I need a momentary distraction from a sea of paperwork -- rewrites, bits of song ideas and lyrics, applications for workshops and residencies, graduate school and my parlor guitar -- and this Star Wars trailer isn't enough to tip me over in another direction. 

One song escapes me, slowly.  I can't chase it down with food or a heady conversation or a butterfly net. A long walk shakes something else loose, some other idea. Another song to distract me, maybe.  I sing into a voice recorder on my phone and sing it to myself all the way home as it swings back and forth in my head. Eventually, I unravel it on my sofa. Sometimes, I write it all the way down. And somewhere in there, there are phone calls and errands and money to be chased down and tea and solace and sleep and sunshine and work to be had and worry and much prayer and fasting. Somewhere in there, there are rewrites and emails and all kinds of funk and deliberation.  But mostly, there are those songs that escape me slowly and more often than not, they drift off right as I'm going to sleep.  Whenever I feel a song coming on, I hold still in spite of whatever else I'm doing. And I realize whatever else I'm doing is making way for the song to (re)surface.  Kind of like the technique that makes way for "inspiration" as Stanislavski explains it.

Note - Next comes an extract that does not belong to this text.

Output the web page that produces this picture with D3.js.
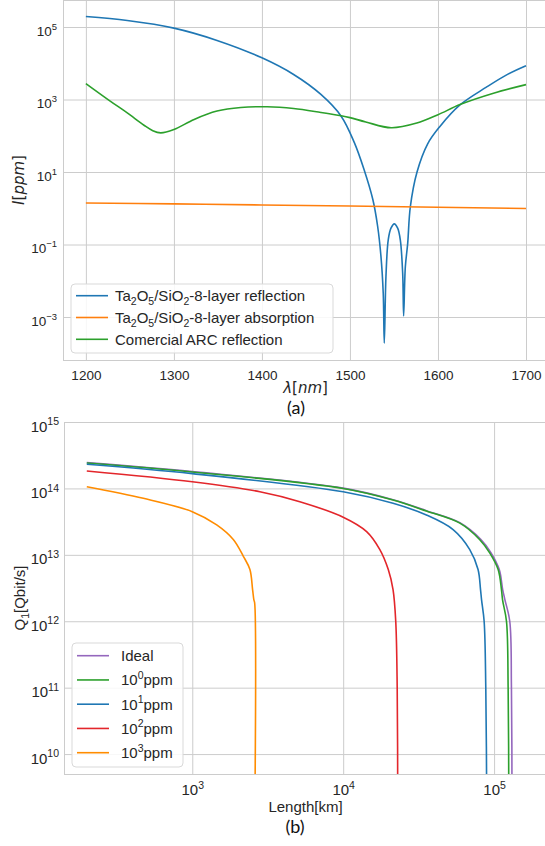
<!DOCTYPE html>
<html>
<head>
<meta charset="utf-8">
<script src="https://cdn.jsdelivr.net/npm/d3@7"></script>
<style>
  body { margin: 0; background: #fff; }
  svg { display: block; font-family: "Liberation Sans", Arial, sans-serif; }
</style>
</head>
<body>
<svg id="chart"></svg>
<script>
// ---- data, chart (a): wavelength in nm, values in ppm
const reflWl = [1200, 1247, 1300, 1349, 1400, 1436, 1467, 1490, 1505, 1516, 1526, 1531.4, 1535.2, 1537.8, 1539,
  1540.9, 1543.5, 1546.6, 1550.4, 1554.2, 1557.2, 1559.9, 1561, 1562.9, 1565.6, 1568.6, 1576.2, 1588.3, 1602, 1625, 1655, 1678, 1700];
const reflVal = [1.95e5, 1.51e5, 9.33e4, 4.27e4, 1.41e4, 4.9e3, 1.38e3, 347, 64.6, 11.7, 1.74, 0.324, 0.0479, 0.00457, 1.9e-4,
  0.0132, 0.135, 0.282, 0.372, 0.282, 0.135, 0.0162, 0.00107, 0.024, 0.107, 1.1, 10, 60, 178, 708, 2188, 4786, 8511];

const absWl = [1200, 1300, 1400, 1500, 1600, 1700];
const absVal = [1.40, 1.32, 1.23, 1.15, 1.07, 0.98];

const arcWl = [1200, 1228, 1247, 1266, 1276, 1285, 1300, 1323, 1349, 1376, 1406, 1436, 1467, 1490, 1500, 1518, 1547, 1576, 1600, 1625, 1664, 1700];
const arcVal = [2754, 891, 427, 195, 138, 120, 148, 282, 479, 603, 631, 562, 437, 355, 316, 240, 166, 224, 380, 724, 1514, 2570];

const topLabels = ["Ta|2|O|5|/SiO|2|-8-layer reflection", "Ta|2|O|5|/SiO|2|-8-layer absorption", "Comercial ARC reflection"];
const topColors = ["#1f77b4", "#ff7f0e", "#2ca02c"];
const topXTicks = [1200, 1300, 1400, 1500, 1600, 1700];
const topYExp = [-3, -1, 1, 3, 5];

// ---- data, chart (b): length in km, Q1 in Qbit/s
const idealL = [200, 1000, 1e4, 21400, 35600, 59300, 81500, 95000, 108200, 114000, 118000, 127000, 130300, 131500];
const idealQ = [2.45e14, 1.79e14, 1.01e14, 6.75e13, 4.62e13, 3.05e13, 1.72e13, 1.09e13, 6.0e12, 3.0e12, 2.1e12, 1e12, 1e11, 1e9];

const ppm0L = [200, 1000, 1e4, 21400, 35600, 59300, 80400, 93500, 106400, 111900, 113800, 120800, 123900, 125300];
const ppm0Q = [2.41e14, 1.77e14, 1.0e14, 6.7e13, 4.57e13, 3.0e13, 1.69e13, 1.07e13, 6.0e12, 3.0e12, 2.1e12, 1e12, 1e11, 1e9];

const ppm1L = [200, 1000, 1e4, 21400, 35600, 53500, 69000, 78300, 81300, 82600, 85900, 88100, 89500];
const ppm1Q = [2.31e14, 1.67e14, 8.9e13, 5.97e13, 3.98e13, 2.4e13, 1.2e13, 6.0e12, 3.0e12, 2.1e12, 1e12, 1e11, 1e9];

const ppm2L = [200, 1000, 2805, 5160, 1e4, 14300, 17500, 19900, 21400, 22300, 22800, 23000];
const ppm2Q = [1.83e14, 1.26e14, 8.9e13, 6.3e13, 3.69e13, 2.24e13, 1.2e13, 6.0e12, 3.0e12, 1e12, 1e11, 1e9];

const ppm3L = [200, 474, 1000, 1452, 1870, 2180, 2410, 2510, 2560, 2590, 2595];
const ppm3Q = [1.06e14, 7.1e13, 4.47e13, 2.82e13, 1.7e13, 9.5e12, 6.0e12, 3.0e12, 2.1e12, 1.9e12, 1e9];

const botLabels = ["Ideal", "0", "1", "2", "3"];
const botColors = ["#9467bd", "#2ca02c", "#1f77b4", "#e3262b", "#ff8c00"];
const botXExp = [3, 4, 5];
const botYExp = [10, 11, 12, 13, 14, 15];

const gridColor = "#cccccc";

const svg = d3.select("#chart")
    .attr("width", 545)
    .attr("height", 846);

function zipData(xs, ys) {
    return xs.map((x, i) => ({ x: x, y: ys[i] }));
}

function powText(sel, exp, size) {
    sel.append("tspan").text("10");
    sel.append("tspan")
        .attr("dy", -0.42 * size)
        .attr("font-size", size * 0.7)
        .text(String(exp).replace("-", "\u2212"));
}

// ================= chart (a) =================
const x1 = d3.scaleLinear().domain([1174, 1725]).range([63, 548]);
const y1 = d3.scaleLog().domain([Math.pow(10, -4.186), Math.pow(10, 5.745)]).range([360, 0]);

const gTop = svg.append("g");

gTop.append("clipPath").attr("id", "clipA")
    .append("rect").attr("x", 63).attr("y", 0).attr("width", 485).attr("height", 360);

// grid
const gxA = gTop.append("g")
    .attr("transform", "translate(0,360)")
    .call(d3.axisBottom(x1).tickValues(topXTicks).tickSize(-360).tickFormat(""));
const gyA = gTop.append("g")
    .attr("transform", "translate(63,0)")
    .call(d3.axisLeft(y1).tickValues(topYExp.map(e => Math.pow(10, e))).tickSize(-485).tickFormat(""));
[gxA, gyA].forEach(g => {
    g.select(".domain").remove();
    g.selectAll(".tick line").attr("stroke", gridColor).attr("stroke-width", 1);
});

// tick labels
gxA.selectAll(".tick").append("text")
    .attr("y", 20)
    .attr("fill", "#262626")
    .attr("font-size", 13.5)
    .attr("text-anchor", "middle")
    .text(d => d);
gyA.selectAll(".tick").append("text")
    .attr("x", -6)
    .attr("y", 8)
    .attr("fill", "#262626")
    .attr("font-size", 13.5)
    .attr("text-anchor", "end")
    .each(function(d) { powText(d3.select(this), Math.round(Math.log10(d)), 13.5); });

// spines
gTop.append("line").attr("x1", 63.5).attr("x2", 63.5).attr("y1", 0).attr("y2", 360).attr("stroke", gridColor);
gTop.append("line").attr("x1", 63).attr("x2", 548).attr("y1", 360.5).attr("y2", 360.5).attr("stroke", gridColor);
gTop.append("line").attr("x1", 63).attr("x2", 548).attr("y1", 0.5).attr("y2", 0.5).attr("stroke", gridColor);

const lineA = d3.line()
    .x(d => x1(d.x))
    .y(d => y1(d.y))
    .curve(d3.curveCatmullRom.alpha(0.5));

const topSeries = [zipData(reflWl, reflVal), zipData(absWl, absVal), zipData(arcWl, arcVal)];
topSeries.forEach((s, i) => {
    gTop.append("path")
        .datum(s)
        .attr("d", lineA)
        .attr("clip-path", "url(#clipA)")
        .attr("fill", "none")
        .attr("stroke", topColors[i])
        .attr("stroke-width", 1.6);
});

// axis labels
gTop.append("text")
    .attr("transform", "translate(24,180) rotate(-90)")
    .attr("text-anchor", "middle")
    .attr("font-family", "DejaVu Sans")
    .attr("font-size", 15)
    .attr("fill", "#262626")
    .call(t => {
        t.append("tspan").attr("font-style", "italic").text("I");
        t.append("tspan").text("[");
        t.append("tspan").attr("font-style", "italic").text("ppm");
        t.append("tspan").text("]");
    });

gTop.append("text")
    .attr("x", 305.5)
    .attr("y", 393)
    .attr("text-anchor", "middle")
    .attr("font-family", "DejaVu Sans")
    .attr("font-size", 15)
    .attr("fill", "#262626")
    .call(t => {
        t.append("tspan").attr("font-style", "italic").text("\u03bb");
        t.append("tspan").text("[");
        t.append("tspan").attr("font-style", "italic").text("nm");
        t.append("tspan").text("]");
    });

svg.append("text")
    .attr("x", 296)
    .attr("y", 414)
    .attr("text-anchor", "middle")
    .attr("font-family", "Lato, 'Open Sans', sans-serif")
    .attr("font-size", 18)
    .attr("fill", "#111")
    .text("(a)");

// legend (a)
const legA = gTop.append("g");
legA.append("rect")
    .attr("x", 71).attr("y", 284).attr("width", 262).attr("height", 69)
    .attr("rx", 4)
    .attr("fill", "#fff").attr("fill-opacity", 0.85)
    .attr("stroke", "#d9d9d9");
topLabels.forEach((lab, i) => {
    const yy = 295.7 + i * 21.8;
    legA.append("line")
        .attr("x1", 76).attr("x2", 108).attr("y1", yy).attr("y2", yy)
        .attr("stroke", topColors[i]).attr("stroke-width", 1.6);
    const t = legA.append("text")
        .attr("x", 115).attr("y", yy + 5.5)
        .attr("font-size", 15)
        .attr("fill", "#262626");
    lab.split("|").forEach((part, k) => {
        if (k % 2 === 1) {
            t.append("tspan").attr("dy", 3.5).attr("font-size", 10.5).text(part);
        } else {
            const sp = t.append("tspan").text(part);
            if (k > 0) sp.attr("dy", -3.5);
        }
    });
});

// ================= chart (b) =================
const x2 = d3.scaleLog().domain([Math.pow(10, 2.15), Math.pow(10, 5.45)]).range([64, 562]);
const y2 = d3.scaleLog().domain([Math.pow(10, 9.7), 1e15]).range([774, 422]);

const gBot = svg.append("g");

gBot.append("clipPath").attr("id", "clipB")
    .append("rect").attr("x", 64).attr("y", 422).attr("width", 498).attr("height", 352);

const gxB = gBot.append("g")
    .attr("transform", "translate(0,774)")
    .call(d3.axisBottom(x2).tickValues(botXExp.map(e => Math.pow(10, e))).tickSize(-352).tickFormat(""));
const gyB = gBot.append("g")
    .attr("transform", "translate(64,0)")
    .call(d3.axisLeft(y2).tickValues(botYExp.map(e => Math.pow(10, e))).tickSize(-498).tickFormat(""));
[gxB, gyB].forEach(g => {
    g.select(".domain").remove();
    g.selectAll(".tick line").attr("stroke", gridColor).attr("stroke-width", 1);
});

gxB.selectAll(".tick").append("text")
    .attr("y", 21)
    .attr("fill", "#262626")
    .attr("font-size", 15)
    .attr("text-anchor", "middle")
    .each(function(d) { powText(d3.select(this), Math.round(Math.log10(d)), 15); });
gyB.selectAll(".tick").append("text")
    .attr("x", -5)
    .attr("y", 9)
    .attr("fill", "#262626")
    .attr("font-size", 15)
    .attr("text-anchor", "end")
    .each(function(d) { powText(d3.select(this), Math.round(Math.log10(d)), 15); });

gBot.append("line").attr("x1", 64.5).attr("x2", 64.5).attr("y1", 422).attr("y2", 774).attr("stroke", gridColor);
gBot.append("line").attr("x1", 64).attr("x2", 562).attr("y1", 774.5).attr("y2", 774.5).attr("stroke", gridColor);
gBot.append("line").attr("x1", 64).attr("x2", 562).attr("y1", 422.5).attr("y2", 422.5).attr("stroke", gridColor);

const lineB = d3.line()
    .x(d => x2(d.x))
    .y(d => y2(d.y))
    .curve(d3.curveCatmullRom.alpha(0.5));

const botSeries = [zipData(idealL, idealQ), zipData(ppm0L, ppm0Q), zipData(ppm1L, ppm1Q), zipData(ppm2L, ppm2Q), zipData(ppm3L, ppm3Q)];
botSeries.forEach((s, i) => {
    gBot.append("path")
        .datum(s)
        .attr("d", lineB)
        .attr("clip-path", "url(#clipB)")
        .attr("fill", "none")
        .attr("stroke", botColors[i])
        .attr("stroke-width", 1.6);
});

gBot.append("text")
    .attr("transform", "translate(25,598) rotate(-90)")
    .attr("text-anchor", "middle")
    .attr("font-size", 15)
    .attr("fill", "#262626")
    .call(t => {
        t.append("tspan").text("Q");
        t.append("tspan").attr("dy", 3.5).attr("font-size", 10.5).text("1");
        t.append("tspan").attr("dy", -3.5).text("[Qbit/s]");
    });

gBot.append("text")
    .attr("x", 305.5)
    .attr("y", 812)
    .attr("text-anchor", "middle")
    .attr("font-size", 15)
    .attr("fill", "#262626")
    .text("Length[km]");

svg.append("text")
    .attr("x", 295)
    .attr("y", 833)
    .attr("text-anchor", "middle")
    .attr("font-family", "Lato, 'Open Sans', sans-serif")
    .attr("font-size", 18)
    .attr("fill", "#111")
    .text("(b)");

// legend (b)
const legB = gBot.append("g");
legB.append("rect")
    .attr("x", 72).attr("y", 643).attr("width", 111).attr("height", 124)
    .attr("rx", 4)
    .attr("fill", "#fff").attr("fill-opacity", 0.85)
    .attr("stroke", "#d9d9d9");
botLabels.forEach((lab, i) => {
    const yy = 655.7 + i * 24.25;
    legB.append("line")
        .attr("x1", 77).attr("x2", 109).attr("y1", yy).attr("y2", yy)
        .attr("stroke", botColors[i]).attr("stroke-width", 1.6);
    const t = legB.append("text")
        .attr("x", 121).attr("y", yy + 5.5)
        .attr("font-size", 15)
        .attr("fill", "#262626");
    if (i === 0) {
        t.text(lab);
    } else {
        t.append("tspan").text("10");
        t.append("tspan").attr("dy", -6.5).attr("font-size", 10.5).text(lab);
        t.append("tspan").attr("dy", 6.5).text("ppm");
    }
});
</script>
</body>
</html>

Songwriting is always the momentary distraction.  Like a tightly wound bud that is sure to bloom into a gigantic peony, there is always a song somewhere in me, waiting to come out.  All I have to do is wait it out.  And in the immortal words of Tom Petty, the waiting is the hardest part.

Thursday, July 03, 2014

bye-bye, piano mine


I'm getting rid of my beautiful old upright piano by the end of the summer. No need to donate it to a church or anything like that. The action is busted and it'll cost more than its worth to fix it.  Needless to say, it hurts a lot to let it go. For all of the songs it pulled out of me. For the songs I could have written on it and won't. For the intervals I learned and the ones I didn't.  For the chords I dug up and dissected for a melody that wouldn't leave me alone. For all the weeks that went by when I didn't touch it at all.  For the one who gave it to me in the first place -- God bless him, where ever he may roam.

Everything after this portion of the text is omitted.